Alex Murdaugh, the suspended South Carolina attorney accused of financial wrongdoing and setting up a suicidal insurance fraud scheme, was charged with 23 more crimes in four new indictments returned by a grand jury, the state attorney general said Friday.
The fresh indictments allege Murdaugh stole more than $2.2 million meant for four clients: Natarsha Thomas, Hakeem Pinckney, Arthur Badger and Deon Martin. The new charges include 19 counts of breach of trust with fraudulent intent and four counts of computer crimes.
The new indictments bring to 71 the number of charges Murdaugh faces stemming from accusations he defrauded victims of nearly $8.5 million in various schemes.
CNN has reached out to Murdaugh's attorney for comment.

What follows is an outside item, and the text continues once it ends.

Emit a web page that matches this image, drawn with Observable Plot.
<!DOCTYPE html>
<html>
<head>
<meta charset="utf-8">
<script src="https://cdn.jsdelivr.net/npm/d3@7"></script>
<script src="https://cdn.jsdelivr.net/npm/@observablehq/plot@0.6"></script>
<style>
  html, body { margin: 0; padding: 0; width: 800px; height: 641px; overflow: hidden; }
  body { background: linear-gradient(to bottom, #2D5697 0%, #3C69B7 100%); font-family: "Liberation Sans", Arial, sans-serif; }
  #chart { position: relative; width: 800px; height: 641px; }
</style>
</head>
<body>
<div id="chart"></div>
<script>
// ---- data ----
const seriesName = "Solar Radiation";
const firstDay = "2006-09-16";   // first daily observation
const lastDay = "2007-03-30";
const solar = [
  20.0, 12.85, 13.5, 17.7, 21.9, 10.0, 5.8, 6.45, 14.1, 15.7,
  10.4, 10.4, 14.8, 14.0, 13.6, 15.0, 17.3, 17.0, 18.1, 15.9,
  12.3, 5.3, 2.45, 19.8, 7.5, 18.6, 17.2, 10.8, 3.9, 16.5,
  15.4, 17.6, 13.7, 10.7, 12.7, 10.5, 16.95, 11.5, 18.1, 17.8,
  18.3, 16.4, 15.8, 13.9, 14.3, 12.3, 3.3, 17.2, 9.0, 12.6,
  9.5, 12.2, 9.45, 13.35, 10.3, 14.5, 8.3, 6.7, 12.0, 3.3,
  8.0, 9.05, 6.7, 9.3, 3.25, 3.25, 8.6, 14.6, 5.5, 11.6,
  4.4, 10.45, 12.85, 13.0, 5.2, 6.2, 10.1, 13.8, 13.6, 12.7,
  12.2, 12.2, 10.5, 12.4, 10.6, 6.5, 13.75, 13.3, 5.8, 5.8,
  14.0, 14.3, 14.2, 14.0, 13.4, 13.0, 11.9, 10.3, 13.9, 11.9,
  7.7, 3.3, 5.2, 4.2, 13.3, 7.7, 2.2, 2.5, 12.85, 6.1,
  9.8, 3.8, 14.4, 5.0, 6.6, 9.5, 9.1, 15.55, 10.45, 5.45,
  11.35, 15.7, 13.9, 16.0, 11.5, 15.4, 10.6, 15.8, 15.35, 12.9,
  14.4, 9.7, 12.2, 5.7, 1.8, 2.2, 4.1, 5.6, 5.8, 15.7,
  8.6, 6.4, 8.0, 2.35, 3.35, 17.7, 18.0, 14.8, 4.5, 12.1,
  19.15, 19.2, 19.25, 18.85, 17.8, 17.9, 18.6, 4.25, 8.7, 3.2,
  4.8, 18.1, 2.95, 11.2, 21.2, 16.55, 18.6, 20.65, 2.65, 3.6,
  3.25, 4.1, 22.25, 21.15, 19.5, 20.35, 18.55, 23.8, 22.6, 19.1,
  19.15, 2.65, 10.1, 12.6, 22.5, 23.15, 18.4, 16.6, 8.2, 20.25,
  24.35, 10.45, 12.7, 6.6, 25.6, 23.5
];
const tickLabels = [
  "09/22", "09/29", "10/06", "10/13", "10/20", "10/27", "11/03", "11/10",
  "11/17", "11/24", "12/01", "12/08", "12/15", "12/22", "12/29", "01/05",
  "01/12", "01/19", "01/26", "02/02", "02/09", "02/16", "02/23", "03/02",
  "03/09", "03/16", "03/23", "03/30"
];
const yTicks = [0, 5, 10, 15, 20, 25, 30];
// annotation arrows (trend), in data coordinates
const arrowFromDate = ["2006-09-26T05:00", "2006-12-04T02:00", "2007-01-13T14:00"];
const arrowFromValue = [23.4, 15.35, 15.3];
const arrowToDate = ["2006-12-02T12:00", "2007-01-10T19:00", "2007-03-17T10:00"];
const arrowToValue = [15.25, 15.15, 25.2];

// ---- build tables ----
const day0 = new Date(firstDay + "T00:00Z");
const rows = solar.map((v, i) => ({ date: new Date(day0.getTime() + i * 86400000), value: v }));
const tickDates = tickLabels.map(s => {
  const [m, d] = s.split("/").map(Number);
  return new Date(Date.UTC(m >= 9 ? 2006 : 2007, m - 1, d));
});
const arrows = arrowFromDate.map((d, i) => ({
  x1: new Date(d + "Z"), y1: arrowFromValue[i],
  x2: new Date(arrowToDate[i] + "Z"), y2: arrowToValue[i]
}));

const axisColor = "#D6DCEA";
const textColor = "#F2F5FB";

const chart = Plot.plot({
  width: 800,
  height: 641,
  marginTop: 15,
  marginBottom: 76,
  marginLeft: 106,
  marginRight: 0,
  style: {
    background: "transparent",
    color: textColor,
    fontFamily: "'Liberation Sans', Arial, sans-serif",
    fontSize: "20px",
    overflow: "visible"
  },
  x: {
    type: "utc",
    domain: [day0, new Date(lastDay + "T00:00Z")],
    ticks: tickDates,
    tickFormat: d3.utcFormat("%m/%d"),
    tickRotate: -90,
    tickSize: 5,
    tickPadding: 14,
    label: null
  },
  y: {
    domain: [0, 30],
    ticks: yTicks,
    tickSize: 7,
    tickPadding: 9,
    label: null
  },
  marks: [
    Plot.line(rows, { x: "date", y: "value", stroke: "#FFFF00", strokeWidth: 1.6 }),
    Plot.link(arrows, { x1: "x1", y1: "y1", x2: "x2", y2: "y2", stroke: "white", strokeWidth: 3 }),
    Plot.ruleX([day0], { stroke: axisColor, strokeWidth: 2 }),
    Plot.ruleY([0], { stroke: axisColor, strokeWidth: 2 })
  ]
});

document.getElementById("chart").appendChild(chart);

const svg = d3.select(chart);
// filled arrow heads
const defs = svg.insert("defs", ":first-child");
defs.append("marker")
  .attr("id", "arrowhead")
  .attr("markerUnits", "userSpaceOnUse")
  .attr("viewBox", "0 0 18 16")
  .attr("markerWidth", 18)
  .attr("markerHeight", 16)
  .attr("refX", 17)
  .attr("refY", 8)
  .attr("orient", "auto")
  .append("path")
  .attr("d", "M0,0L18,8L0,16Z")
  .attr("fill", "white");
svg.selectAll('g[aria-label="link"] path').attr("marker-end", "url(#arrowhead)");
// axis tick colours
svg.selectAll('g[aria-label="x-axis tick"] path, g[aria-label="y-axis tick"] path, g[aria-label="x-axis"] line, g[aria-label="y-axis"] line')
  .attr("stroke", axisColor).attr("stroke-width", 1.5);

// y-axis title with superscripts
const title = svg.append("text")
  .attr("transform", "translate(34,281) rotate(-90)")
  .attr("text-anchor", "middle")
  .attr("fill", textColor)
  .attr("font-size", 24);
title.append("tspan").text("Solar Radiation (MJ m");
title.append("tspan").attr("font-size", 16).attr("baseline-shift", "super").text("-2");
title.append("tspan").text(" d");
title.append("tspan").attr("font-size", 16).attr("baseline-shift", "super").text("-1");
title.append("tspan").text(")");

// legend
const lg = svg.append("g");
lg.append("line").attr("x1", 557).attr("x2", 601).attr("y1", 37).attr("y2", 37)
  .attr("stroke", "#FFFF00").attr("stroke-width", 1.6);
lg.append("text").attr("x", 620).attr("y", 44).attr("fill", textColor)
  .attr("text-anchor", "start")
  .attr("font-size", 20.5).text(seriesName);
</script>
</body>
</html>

Murdaugh has been facing other charges, including those stemming from being shot in the head on a roadway in September and surviving. Authorities said he admitted the shooting was a conspiracy with a former client to kill him as part of a fraud scheme so his only surviving son could collect an insurance payout.
In that case, Murdaugh was charged with insurance fraud, conspiracy to commit insurance fraud and with filing a false police report.

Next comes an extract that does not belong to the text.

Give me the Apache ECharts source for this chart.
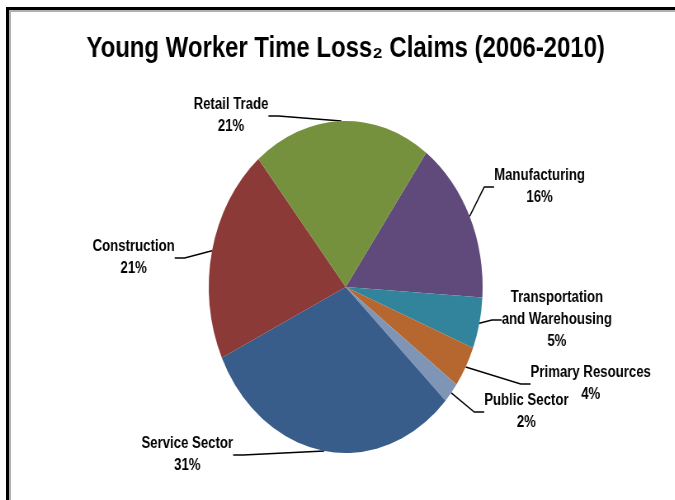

The September 4 shooting happened a day after he resigned from his law firm amid allegations he had misappropriated funds. The law firm filed a lawsuit against him in October alleging he converted firm and client money to his own personal use.
Authorities have said other investigations related to the Murdaugh family are underway, including into the June deaths of Murdaugh's wife and other son, who were gunned down at their family estate in Islandton. That case is unsolved. Murdaugh has denied responsibility in those deaths.
The investigations have gripped South Carolina's Lowcountry, where the Murdaughs have been a prominent family for decades. Three members held the office of 14th Circuit solicitor for 87 years, ending with Murdaugh's father, who left office in 2005.
The South Carolina Law Enforcement Division, the office of South Carolina Attorney General Alan Wilson, the FBI, and a US attorney's office conducted the latest state grand jury investigation that led to Fridays charges, a news release from Wilson's office said. Wilson's office will prosecute the case, according to the news release.
Murdaugh remains jailed in Columbia, South Carolina, with bond set at $7 million. A judge earlier this week denied Murdaugh's motion to reconsider his bond.
Murdaugh is accused of allegedly stealing a settlement totaling at least $1 million from Pinckney's family.
Pinckney family attorney and state representative Justin Bamberg called Murdaugh a "predator," telling CNN he believes "$1 million is gone, and nobody knows where it's at."
Back in 2009, Pinckney -- deaf since he was a young child -- was severely injured when a tire tread on the car he was riding in came off, causing the car to overturn as it was going northbound on I-95 in Hampton County, South Carolina, according to the complaint filed against the manufacturer.
The accident rendered Pinckney, who was 19 at the time, a quadriplegic.
Pinckney's family hired Murdaugh, who sued the tire company on his behalf. According to Bamberg, Murdaugh arranged for Russell Laffitte, then-president of Palmetto State Bank, to serve as Pinckney's conservator since he could not represent himself.
After Murdaugh settled with the tire company, checks were written from Murdaugh's law firm to be made payable to Palmetto State Bank where Laffitte worked, according to an indictment.
Instead of the money going to the family, Bamberg said Murdaugh withdrew the money -- in some cases, in the form of money orders -- and claimed it as his own.
According to the indictment, Murdaugh is accused of using a $309,581 check, which was supposed to be part of Pinckney's settlement funds. He allegedly purchased a money order payable to a family member, the indictment said. That family member was not specified in the indictment.
The money in the Pinckney case was never seen again, leaving Murdaugh and Laffitte responsible for the whereabouts of the funds, according to Bamberg.
"Palmetto State Bank is deeply concerned about the troubling allegations that have been made about Mr. Pinckney's settlement funds," the bank's counsel said in a statement to CNN. "The bank has taken immediate action under the leadership of its Board of Directors to obtain all of the pertinent facts and information. Palmetto State Bank intends to do what it can to right any wrongs that may have been committed."
CNN has reached out to both Murdaugh's lawyers and to Russell Laffitte but has not received a response from either. Laffitte was terminated from Palmetto State Bank earlier this month.
Pinckney died in a nursing home, two years after the accident. His mother, sister and niece survived the crash but were all severely injured and in need of the settlement money, according to the family's attorney.
"Every penny of this money was intended for these people to be able to take care of themselves and to live as comfortably as they can, even though their life physically changed forever and that is what he took from them," said Bamberg. "He didn't care that your son died. He wanted to win a lot of money and then take a lot of money at the same time."